START Source data

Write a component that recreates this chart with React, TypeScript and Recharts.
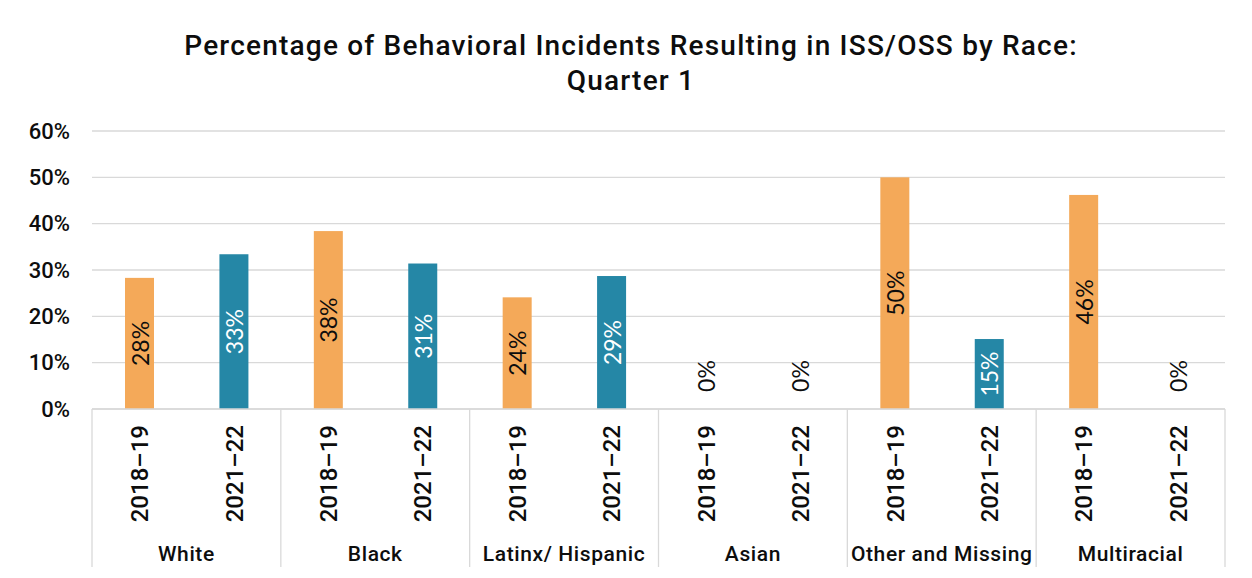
import { BarChart, Bar, XAxis, YAxis, CartesianGrid, Cell, LabelList } from "recharts";

const races = ["White", "Black", "Latinx/ Hispanic", "Asian", "Other and Missing", "Multiracial"];
const years = ["2018–19", "2021–22"];
const pct2018 = [28.3, 38.4, 24.1, 0, 50.0, 46.2];
const pct2021 = [33.4, 31.4, 28.7, 0, 15.1, 0];
const yTicks = [0, 10, 20, 30, 40, 50, 60];

const ORANGE = "#F4A959";
const TEAL = "#2587A6";
const GRID = "#D9D9D9";
const INK = "#0d0d0d";
const FONT = "Roboto, sans-serif";

const W = 1252;
const H = 578;
const PLOT_TOP = 131;
const PLOT_BOTTOM = 409;
const AXIS_BOTTOM = 567;

const rows = races.flatMap((race, i) => [
    { race, year: years[0], value: pct2018[i] },
    { race, year: years[1], value: pct2021[i] },
]);

const YearTick = (props: any) => {
    const { x, payload, index } = props;
    const half = payload.offset || 0;
    return (
        <g>
            {index % 2 === 0 && (
                <line x1={x - half} x2={x - half} y1={PLOT_BOTTOM} y2={AXIS_BOTTOM} stroke={GRID} strokeWidth={1.3} />
            )}
            {index === rows.length - 1 && (
                <line x1={x + half} x2={x + half} y1={PLOT_BOTTOM} y2={AXIS_BOTTOM} stroke={GRID} strokeWidth={1.3} />
            )}
            <text
                x={0} y={0}
                transform={`translate(${x + 9},${PLOT_BOTTOM + 16}) rotate(-90)`}
                textAnchor="end" fontFamily={FONT} fontWeight={500} fontSize={24} fill={INK}
            >
                {payload.value}
            </text>
        </g>
    );
};

const RaceTick = (props: any) => {
    const { x, payload } = props;
    return (
        <text
            x={x} y={AXIS_BOTTOM - 6} textAnchor="middle"
            fontFamily={FONT} fontWeight={500} fontSize={21} letterSpacing={0.6} fill={INK}
        >
            {payload.value}
        </text>
    );
};

// zero-height bars still need a slot so their label gets drawn, but no visible rect
const BarShape = (props: any) => {
    const { x, y, width, height, fill, payload } = props;
    if (!payload || payload.value === 0) return null;
    return <rect x={x} y={y} width={width} height={height} fill={fill} />;
};

const BarValue = (props: any) => {
    const { x, y, width, height, value, index } = props;
    const cx = x + width / 2;
    const cy = value === 0 ? y + height - 33 : y + height / 2;
    const fill = value !== 0 && rows[index].year === years[1] ? "#fff" : INK;
    return (
        <text
            x={0} y={0}
            transform={`translate(${cx},${cy}) rotate(-90)`}
            textAnchor="middle" dominantBaseline="central"
            fontFamily="Lato, sans-serif" fontSize={23} fill={fill}
        >
            {`${Math.round(value)}%`}
        </text>
    );
};

export default function App() {
    return (
        <div style={{ margin: -8, width: W, height: H, background: "#fff", position: "relative" }}>
            <svg width={W} height={H} style={{ position: "absolute", left: 0, top: 0 }}>
                <rect x={7} y={5} width={W} height={H} fill="none" stroke={GRID} strokeWidth={1.5} />
                <text
                    x={631} y={55} textAnchor="middle" fontFamily={FONT} fontWeight={500}
                    fontSize={28} letterSpacing={1.2} fill={INK}
                >
                    Percentage of Behavioral Incidents Resulting in ISS/OSS by Race:
                </text>
                <text
                    x={631} y={90} textAnchor="middle" fontFamily={FONT} fontWeight={500}
                    fontSize={28} letterSpacing={1.2} fill={INK}
                >
                    Quarter 1
                </text>
            </svg>
            <div style={{ position: "absolute", left: 0, top: 0 }}>
                <BarChart
                    width={W} height={H} data={rows}
                    margin={{ top: PLOT_TOP, right: 27, left: 12, bottom: H - AXIS_BOTTOM }}
                    barSize={29}
                >
                    <CartesianGrid vertical={false} stroke={GRID} strokeWidth={1.3} />
                    <YAxis
                        domain={[0, 60]} ticks={yTicks} width={80}
                        axisLine={false} tickLine={false} tickSize={0} tickMargin={22}
                        tickFormatter={(v) => `${v}%`}
                        tick={{ fill: INK, fontSize: 22, fontWeight: 500, fontFamily: FONT }}
                    />
                    <XAxis
                        dataKey="year" height={120} interval={0}
                        axisLine={{ stroke: GRID, strokeWidth: 1.3 }} tickLine={false}
                        tick={<YearTick />}
                    />
                    <XAxis
                        xAxisId="race" dataKey="race" height={38} interval={0}
                        allowDuplicatedCategory={false}
                        axisLine={false} tickLine={false}
                        tick={<RaceTick />}
                    />
                    <Bar dataKey="value" isAnimationActive={false} minPointSize={1} shape={<BarShape />}>
                        {rows.map((r, i) => (
                            <Cell key={i} fill={r.year === years[0] ? ORANGE : TEAL} />
                        ))}
                        <LabelList dataKey="value" content={<BarValue />} />
                    </Bar>
                </BarChart>
            </div>
        </div>
    );
}
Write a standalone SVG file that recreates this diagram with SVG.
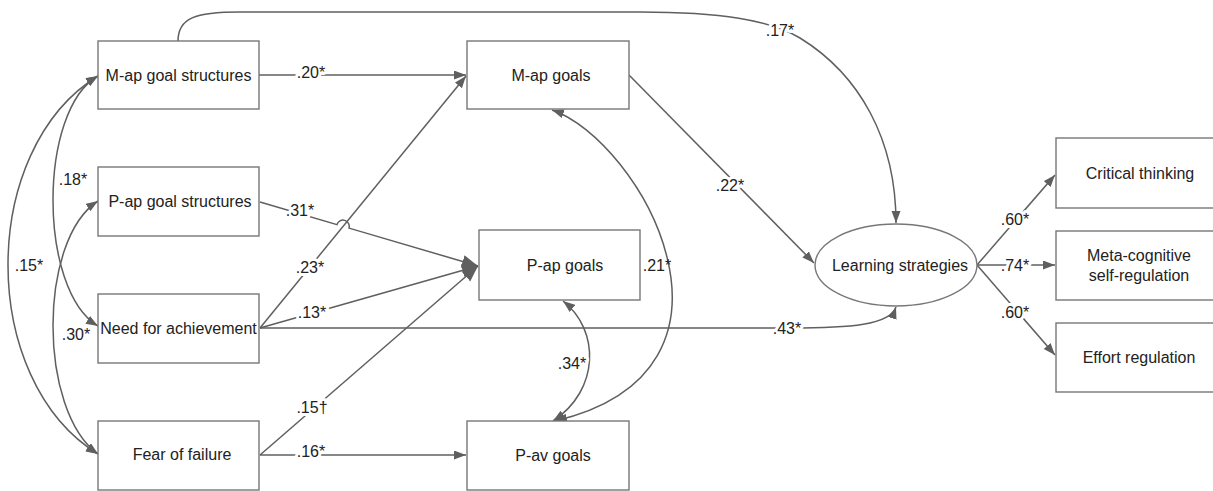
<svg xmlns="http://www.w3.org/2000/svg" width="1213" height="491" viewBox="0 0 1213 491">
<style>
.box{fill:#fff;stroke:#777;stroke-width:1.4}
.node text{font-family:"Liberation Sans",Arial,sans-serif;font-size:16px;fill:#222;text-anchor:middle}
.edge{fill:none;stroke:#5f5f5f;stroke-width:1.5}
.lbl{font-family:"Liberation Sans",Arial,sans-serif;font-size:16px;fill:#222;text-anchor:middle;stroke:#fff;stroke-width:6px;paint-order:stroke;stroke-linejoin:round}
.lbl2{font-family:"Liberation Sans",Arial,sans-serif;font-size:16px;fill:#222;text-anchor:middle}
</style>
<defs>
<marker id="ah" markerUnits="userSpaceOnUse" markerWidth="13" markerHeight="10" refX="12" refY="4.5" orient="auto-start-reverse">
<path d="M0,0 L12,4.5 L0,9 z" fill="#5f5f5f"/>
</marker>
<marker id="ahb" markerUnits="userSpaceOnUse" markerWidth="17" markerHeight="14" refX="16" refY="6.5" orient="auto">
<path d="M0,0 L16,6.5 L0,13 z" fill="#5f5f5f"/>
</marker>
</defs>
<rect width="1213" height="491" fill="#fff"/>

<g id="connectors">
<!-- left covariances -->
<path class="edge" d="M98,76 C38,110 38,290 98,326" marker-start="url(#ah)" marker-end="url(#ah)"/>
<path class="edge" d="M98,76 C-22,150 -22,380 98,454" marker-start="url(#ah)" marker-end="url(#ah)"/>
<path class="edge" d="M98,201 C38,240 38,410 98,454" marker-start="url(#ah)" marker-end="url(#ah)"/>
<!-- top curve .17 -->
<path class="edge" d="M178,41 C178,18 195,12 240,12 L640,12 C720,12 770,20 800,38 C860,75 896,140 896,223" marker-end="url(#ah)"/>
<!-- straight paths -->
<path class="edge" d="M259,75 L466,75" marker-end="url(#ah)"/>
<path class="edge" d="M629,75 L814,263" marker-end="url(#ah)"/>
<path class="edge" d="M260,328 L466,76" marker-end="url(#ah)"/>
<path class="edge" d="M260,202 L337,224.6 A6,6 0 0 1 349,228.1 L478,266" marker-end="url(#ahb)"/>
<path class="edge" d="M260,328 L478,266" marker-end="url(#ahb)"/>
<path class="edge" d="M260,455 L478,266" marker-end="url(#ahb)"/>
<path class="edge" d="M260,455 L466,455" marker-end="url(#ah)"/>
<path class="edge" d="M260,328 L790,328 C850,328 890,325 896,307" marker-end="url(#ah)"/>
<!-- covariances on right of middle -->
<path class="edge" d="M563,301 C600,330 600,390 553,421" marker-start="url(#ah)" marker-end="url(#ah)"/>
<path class="edge" d="M552,110 C640,140 770,370 555,421" marker-start="url(#ah)" marker-end="url(#ah)"/>
<!-- outputs -->
<path class="edge" d="M977,265 L1055,175" marker-end="url(#ah)"/>
<path class="edge" d="M977,265 L1055,265" marker-end="url(#ah)"/>
<path class="edge" d="M977,265 L1055,355" marker-end="url(#ah)"/>
<!-- labels -->
<text class="lbl" x="311" y="78">.20*</text>
<text class="lbl" x="780" y="36">.17*</text>
<text class="lbl" x="73" y="185">.18*</text>
<text class="lbl" x="29" y="271">.15*</text>
<text class="lbl" x="76" y="340">.30*</text>
<text class="lbl" x="300" y="216">.31*</text>
<text class="lbl" x="310" y="273">.23*</text>
<text class="lbl" x="312" y="318">.13*</text>
<text class="lbl" x="312" y="413">.15†</text>
<text class="lbl" x="311" y="457">.16*</text>
<text class="lbl" x="730" y="191">.22*</text>
<text class="lbl2" x="657" y="271">.21*</text>
<text class="lbl" x="572" y="369">.34*</text>
<text class="lbl" x="787" y="334">.43*</text>
<text class="lbl" x="1015" y="225">.60*</text>
<text class="lbl" x="1015" y="271">.74*</text>
<text class="lbl" x="1015" y="318">.60*</text>
</g>

<g id="n-map-gs" class="node"><rect class="box" x="98" y="41" width="161" height="68"/><text x="178.5" y="81">M-ap goal structures</text></g>
<g id="n-pap-gs" class="node"><rect class="box" x="98" y="167" width="161" height="69"/><text x="180" y="207">P-ap goal structures</text></g>
<g id="n-need" class="node"><rect class="box" x="98" y="294" width="161" height="69"/><text x="178.5" y="334">Need for achievement</text></g>
<g id="n-fear" class="node"><rect class="box" x="98" y="421" width="161" height="69"/><text x="182" y="460">Fear of failure</text></g>
<g id="n-map-goals" class="node"><rect class="box" x="467" y="41" width="162" height="68"/><text x="551" y="81">M-ap goals</text></g>
<g id="n-pap-goals" class="node"><rect class="box" x="479" y="230" width="161" height="70"/><text x="565" y="271">P-ap goals</text></g>
<g id="n-pav-goals" class="node"><rect class="box" x="467" y="421" width="162" height="69"/><text x="553" y="461">P-av goals</text></g>
<g id="n-learning" class="node"><ellipse class="box" cx="896" cy="265" rx="81" ry="41"/><text x="900" y="271">Learning strategies</text></g>
<g id="n-critical" class="node"><rect class="box" x="1056" y="138" width="161" height="70"/><text x="1140" y="179">Critical thinking</text></g>
<g id="n-meta" class="node"><rect class="box" x="1056" y="231" width="161" height="69"/><text x="1139" y="261">Meta-cognitive</text><text x="1139" y="281">self-regulation</text></g>
<g id="n-effort" class="node"><rect class="box" x="1056" y="323" width="161" height="69"/><text x="1139" y="363">Effort regulation</text></g>
</svg>
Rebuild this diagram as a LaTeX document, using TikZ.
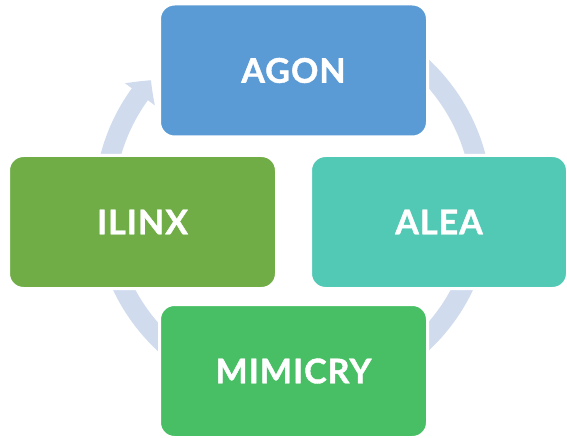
\documentclass[tikz,border=0pt]{standalone}
\usepackage{fontspec}
\setmainfont{Lato}
\newfontfamily\gamefont{Lato}[LetterSpace=3,BoldFeatures={FakeBold=1.2}]
\usetikzlibrary{arrows.meta,bending}
\definecolor{agonblue}{HTML}{5B9BD5}
\definecolor{aleateal}{HTML}{52C9B5}
\definecolor{ilinxgreen}{HTML}{70AD47}
\definecolor{mimicrygreen}{HTML}{48BF64}
\definecolor{ringblue}{HTML}{D0DCEE}

\begin{document}
\begin{tikzpicture}[x=1pt,y=1pt,
    game/.style={draw=white,line width=3pt,rounded corners=15pt,minimum height=133pt,
      text=white,font=\gamefont\bfseries\fontsize{34}{40}\selectfont},
    ring/.style={ringblue,line width=20pt,-{Triangle[width=36pt,length=18pt,bend]}}]
  \useasboundingbox (0,0) rectangle (567,437);
  % cycle ring behind the boxes
  \coordinate (hub) at (293,232);
  \draw[ring] (hub) ++(128:189pt) arc[start angle=128,end angle=-221.3,radius=189pt];
  % the four boxes
  \node[game,fill=agonblue,minimum width=268pt] (agon) at (293.5,366.5) {AGON};
  \node[game,fill=ilinxgreen,minimum width=268pt] (ilinx) at (142.5,215) {ILINX};
  \node[game,fill=aleateal,minimum width=257pt] (alea) at (439,215) {ALEA};
  \node[game,fill=mimicrygreen,minimum width=268pt] (mimicry) at (293.5,66) {MIMICRY};
\end{tikzpicture}
\end{document}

END Source data

● **Directions**:
Leave the pictures out, and restate exactly the lines from the start of the records through the one that contains "const AXIS_BOTTOM = 567;".

● **Exercise answer**:
Write a component that recreates this chart with React, TypeScript and Recharts.
import { BarChart, Bar, XAxis, YAxis, CartesianGrid, Cell, LabelList } from "recharts";

const races = ["White", "Black", "Latinx/ Hispanic", "Asian", "Other and Missing", "Multiracial"];
const years = ["2018–19", "2021–22"];
const pct2018 = [28.3, 38.4, 24.1, 0, 50.0, 46.2];
const pct2021 = [33.4, 31.4, 28.7, 0, 15.1, 0];
const yTicks = [0, 10, 20, 30, 40, 50, 60];

const ORANGE = "#F4A959";
const TEAL = "#2587A6";
const GRID = "#D9D9D9";
const INK = "#0d0d0d";
const FONT = "Roboto, sans-serif";

const W = 1252;
const H = 578;
const PLOT_TOP = 131;
const PLOT_BOTTOM = 409;
const AXIS_BOTTOM = 567;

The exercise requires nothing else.